The idea came from [2 Live Crew’s] Brother Marquis, who’s on the original version. We were talking about “Whoomp! (There It Is).” He said that at Magic City [strip club], when the girls would bend over and show their stuff, the DJs would go, “Whoomp! There it is!” He said, “Ice, that was the phrase that pays.” So right in the middle of him saying that, he goes, “Man, I got 99 problems, but a bitch ain’t one.” Yo, that’s a fucking song! He’s like, “Huh?” I said, “That’s a song.” So I wrote the song, and I called him in to do the verse. So the honest-to-God true, first person that I ever heard say that was Brother Marquis from 2 Live Crew.

Did you try to get Brother Marquis on the new version?
Not really, because the problem when you have people on record is they’re never there when you want to perform them. I haven’t talked to Marquis in years. This will probably bring him from the dead, but I did it just to rock it out at my show, get a laugh and keep it moving.

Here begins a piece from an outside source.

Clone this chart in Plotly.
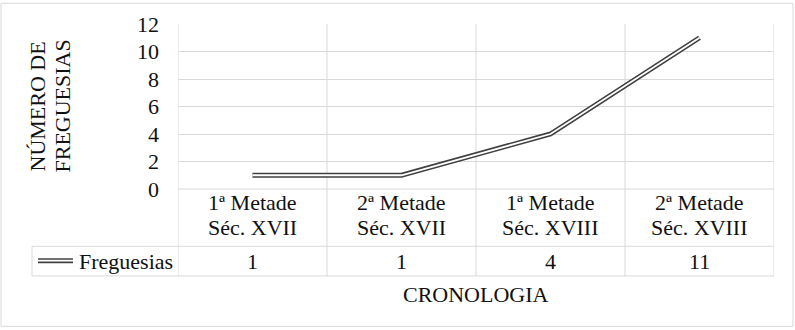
import plotly.graph_objects as go

categories = ["1ª Metade<br>Séc. XVII", "2ª Metade<br>Séc. XVII",
              "1ª Metade<br>Séc. XVIII", "2ª Metade<br>Séc. XVIII"]
values = [1, 1, 4, 11]
series_name = "Freguesias"
y_title = "NÚMERO DE<br>FREGUESIAS"
x_title = "CRONOLOGIA"

FONT = "Liberation Serif, Times New Roman, serif"
GRID = "#d9d9d9"
LINE = "#404040"
TXT = "#111111"
FS = 22

W, H = 795, 330
L, R, T, B = 178, 21, 22, 141
pw, ph = W - L - R, H - T - B


def px_x(p):
    return (p - L) / pw


def px_y(p):
    return (H - B - p) / ph


xs = [i + 0.5 for i in range(len(categories))]

fig = go.Figure()
fig.add_trace(go.Scatter(x=xs, y=values, mode="lines",
                         line=dict(color=LINE, width=5, shape="linear"),
                         showlegend=False, hoverinfo="skip"))
fig.add_trace(go.Scatter(x=xs, y=values, mode="lines",
                         line=dict(color="white", width=1.8, shape="linear"),
                         showlegend=False, name=series_name))

shapes = []
row1_bot = px_y(247)
row2_bot = px_y(277)
for i in range(len(categories) + 1):
    shapes.append(dict(type="line", xref="x", yref="paper", x0=i, x1=i,
                       y0=1, y1=row2_bot, line=dict(color=GRID, width=1), layer="below"))
shapes.append(dict(type="line", xref="paper", yref="paper", x0=0, x1=1,
                   y0=0, y1=0, line=dict(color=GRID, width=1), layer="below"))
for yy in (row1_bot, row2_bot):
    shapes.append(dict(type="line", xref="paper", yref="paper", x0=px_x(32), x1=1,
                       y0=yy, y1=yy, line=dict(color=GRID, width=1)))
shapes.append(dict(type="line", xref="paper", yref="paper", x0=px_x(32), x1=px_x(32),
                   y0=row1_bot, y1=row2_bot, line=dict(color=GRID, width=1)))
ky = px_y(261.5)
shapes.append(dict(type="line", xref="paper", yref="paper", x0=px_x(38), x1=px_x(73),
                   y0=ky, y1=ky, line=dict(color=LINE, width=5)))
shapes.append(dict(type="line", xref="paper", yref="paper", x0=px_x(38), x1=px_x(73),
                   y0=ky, y1=ky, line=dict(color="white", width=1.8)))
shapes.append(dict(type="rect", xref="paper", yref="paper", x0=px_x(1), x1=px_x(793),
                   y0=px_y(1), y1=px_y(328), line=dict(color=GRID, width=1)))

font = dict(family=FONT, size=FS, color=TXT)
annotations = []
cat_line_y = [203, 228]
for i, c in enumerate(categories):
    for j, part in enumerate(c.split("<br>")):
        annotations.append(dict(x=xs[i], y=px_y(cat_line_y[j]), xref="x", yref="paper",
                                text=part, showarrow=False, font=font,
                                xanchor="center", yanchor="middle"))
    annotations.append(dict(x=xs[i], y=px_y(262), xref="x", yref="paper", text=str(values[i]),
                            showarrow=False, font=font,
                            xanchor="center", yanchor="middle"))
annotations.append(dict(x=px_x(77), y=px_y(262), xref="paper", yref="paper", text=series_name,
                        showarrow=False, font=font, xanchor="left", yanchor="middle"))
annotations.append(dict(x=px_x(476), y=px_y(296), xref="paper", yref="paper", text=x_title,
                        showarrow=False, font=font, xanchor="center", yanchor="middle"))
ytitle_x = [37, 62]
for j, part in enumerate(y_title.split("<br>")):
    annotations.append(dict(x=px_x(ytitle_x[j]), y=0.5, xref="paper", yref="paper", text=part,
                            textangle=-90, showarrow=False, font=font,
                            xanchor="center", yanchor="middle"))

fig.update_layout(
    width=W, height=H,
    margin=dict(l=L, r=R, t=T, b=B),
    paper_bgcolor="white", plot_bgcolor="white",
    showlegend=False,
    shapes=shapes, annotations=annotations,
    xaxis=dict(range=[0, len(categories)], showticklabels=False, showgrid=False,
               zeroline=False, showline=False, fixedrange=True),
    yaxis=dict(range=[0, 12], dtick=2, showgrid=True, gridcolor=GRID, gridwidth=1,
               zeroline=False, showline=False, ticks="", ticklabelstandoff=18,
               tickfont=dict(family=FONT, size=FS, color=TXT), fixedrange=True),
)

fig.write_html("out.html", config={"displayModeBar": False},
               post_script="document.body.style.margin='0';document.body.style.overflow='hidden';")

Have you ever regretted taking “Cop Killer” off the first Body Count record?
Well, I didn’t really have an option. Warner took it off the album.

You’ve always said it was your decision.
No, no, no, no, no, let me retract there. What happened was the record had caused so much shit that Warner was getting death threats. And I did pull it off because I felt that they were going to pigeonhole this band. “Cop Killer” was just one song on the album; it wasn’t the political stance of the group. So I just told Warner Bros., I’m taking it off, and they were like, “All right, man.” You know what? Fuck it. We’ll pull the record off, and we’ll give the record away. We gave away 10,000 copies of “Cop Killer.”

They said I did it for the money, they said I did it for the hype. I didn’t really think “Cop Killer” was such a bad record considering I was familiar with bands like Millions of Dead Cops. I was familiar with Black Flag always fucking with the police in songs like “Police Story.” I didn’t really think the cops would be looking to the music enough to get mad; I just thought that it was just going to be punk rage. And it turned into a real big shitstorm, so that was just a way the music created a shitstorm. No, I don’t regret pulling it because at the moment, it was just a lot about trying to make [killing cops] like that’s what I was about. And it really wasn’t, it was just a song.

It didn’t go over as well as N.W.A‘s “Fuck the Police.”
“Fuck the Police” is a lot different than “kill the police,” and when black rage is translated across to white kids, that’s when people give a shit. I could sing “Cop Killer” in a rap concert all fucking day with the rap kids, the black kids. But when they saw me out there at Lollapalooza with 15,000, 20,000 white kids yelling “fuck the police,” something’s gotta be done about this.

What happened with rap and urban hip-hop back in the Home Invasion days, was we were able to translate black rage to white rage. And we taught the white kids that we’re not mad at you, we’re mad at shit. And the white kids said, “You know what? We’re mad at the same shit.” And the racism was an easy way their parents were able to separate them. Their parents taught them, “Ice-T wants to rob you. Ice-T hates you. Ice-T wants to punch you in the face.” Before they knew it, they’re like, “I like Snoop Dogg. I like Ice-T. Ice-T ain’t mad at me. Ice-T may be mad at you mom or dad, but he ain’t mad at me.” And the beauty of that is, those same kids voted, and that’s how we ended up with a black president. So we were making some moves back then for the good.